On the last week of the semester, when most lecturers have already "concluded" their sessions, all students are present for this classes - In itself a great achievement.
Fourth year students come to work together on the data they collected using ODK, a short survey on people's time-(in)consistent preferences. We have a good record of 468 interviews. Danny and John provide their valuable support, and by the end of the session the students know how to use Excel pivot tables and charts to show statistics and trends, and understand the data. They compete for marks, but it is clear that what they enjoy most is to come out show to the class what they found out from the data.
At the end of the session I mention that data collection is still open and the students have the opportunity to collect more data within the week - Although I do not expect them to engage more with this work, since they are busy revising for their exams that will start two days later.
But, as sometimes still happens I misjudge what drives them, and by the end of the following day, we hit 490.
The fourth year students have now set up ODK on their mobile phones, the aim is to run a short survey on risk behaviour in the area of Maseno/Luanda/Kisumu. The survey was designed with the students, and does not take more than 5 minutes of participants' time.
John, a fourth year student from Kenyatta University and currently involved with AMI was very helpful during the process. He accepted to take the lead of the ODK session with my students while Hannington was unable to come, and Danny and the other guys at AMI were busy. And he did really well, in explaining while at the same time helping the students at each step.
I threw him into this late the night before, when I asked him to prepare the session and replace Hannington. I later got to know that he went to sleep at 1 am, after reading carefully the ODK tutorial, which was all he could do off-line. This morning he worked on ODK independently, and under the pressure of having to deliver a session at 2 pm. He basically learnt by teaching to himself in half a day.
I am impressed by his determination and boldness!
Now that the semester is almost at the end I can finally make sense of what we achieved in the course of this new module, called ‘Social aspects of development’. There was a student today, a young lady, one among those presenting. She ran behind me after I had left “Madam, I wanted to thank you. I have never stand in front of an audience before. Today I have presented a paper and I have also performed a play in front of the class. I never thought I could be able to do this. Thank you”.

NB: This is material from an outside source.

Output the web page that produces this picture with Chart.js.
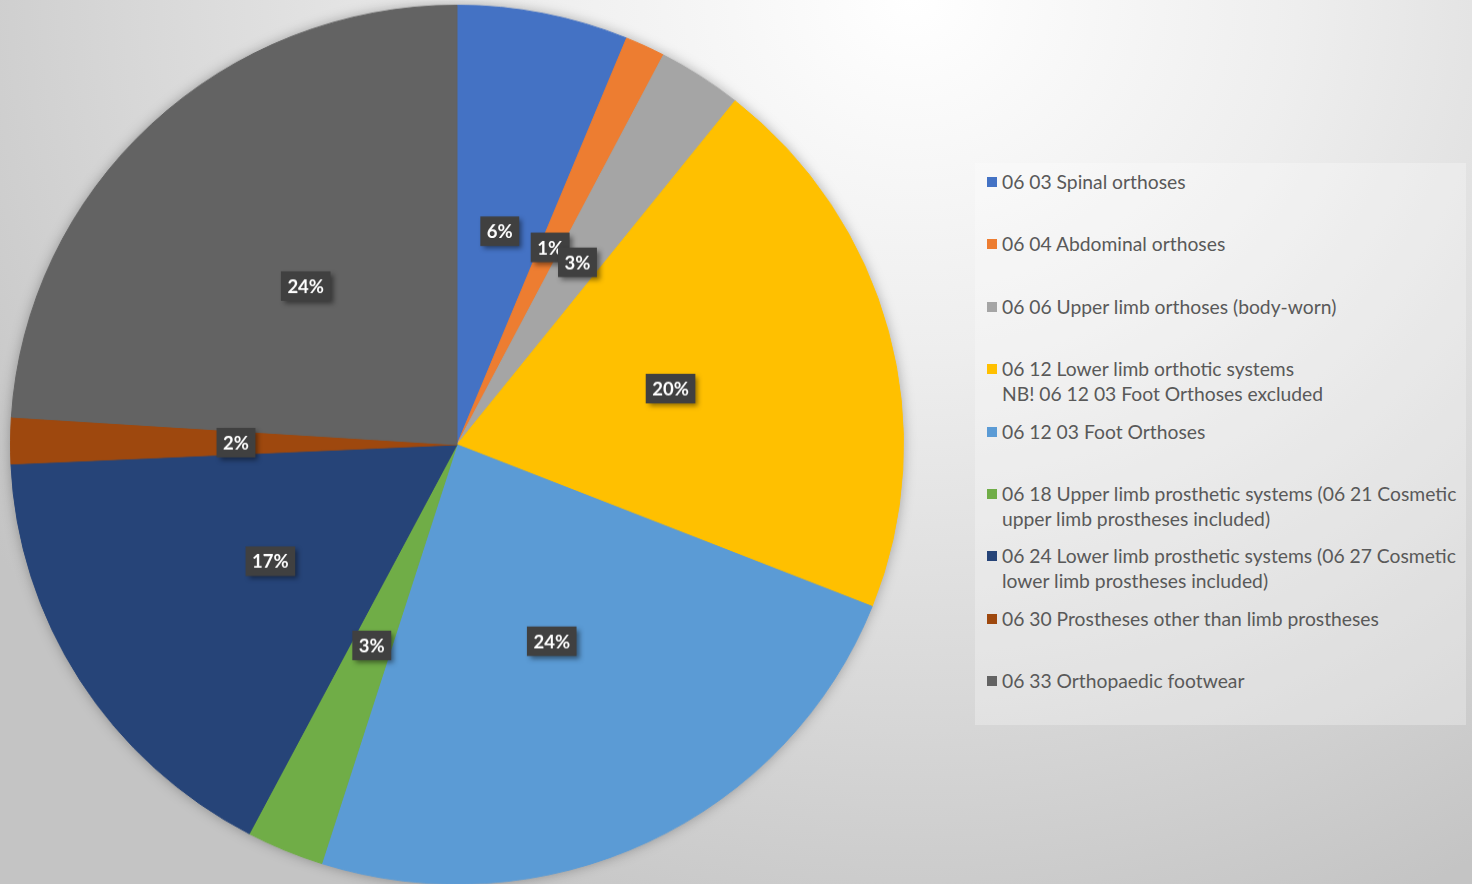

If anything will remain with the students after our meetings, this is it. I have seen students that I knew since last year transforming from being very quiet and not daring to look into my eyes, to making interventions and acting in a way that left me speechless. I have seen them becoming confident, and participating, even more than others who had been extrovert since the beginning. I have seen them blossoming. Today they amazed and inspired me, once more!
And I see other wonders that this method (role-play) can do – It enables students to learn and communicate using new ways of thinking. One week ago I asked to the students whether they can feel the difference in the way they think and they said that in this module they use their imagination, and they had never done that before. In order to prepare their role play they use the scientific paper they have been assigned, and I actually believe that they are more accurate than they usually are when asked to present and discuss the same paper in a standard way (which is what we do in the other module, the ‘Seminars’).
So much we achieved working together in a short period of time.
First session with students on preparation of role plays - 4 and half hours!!!!!!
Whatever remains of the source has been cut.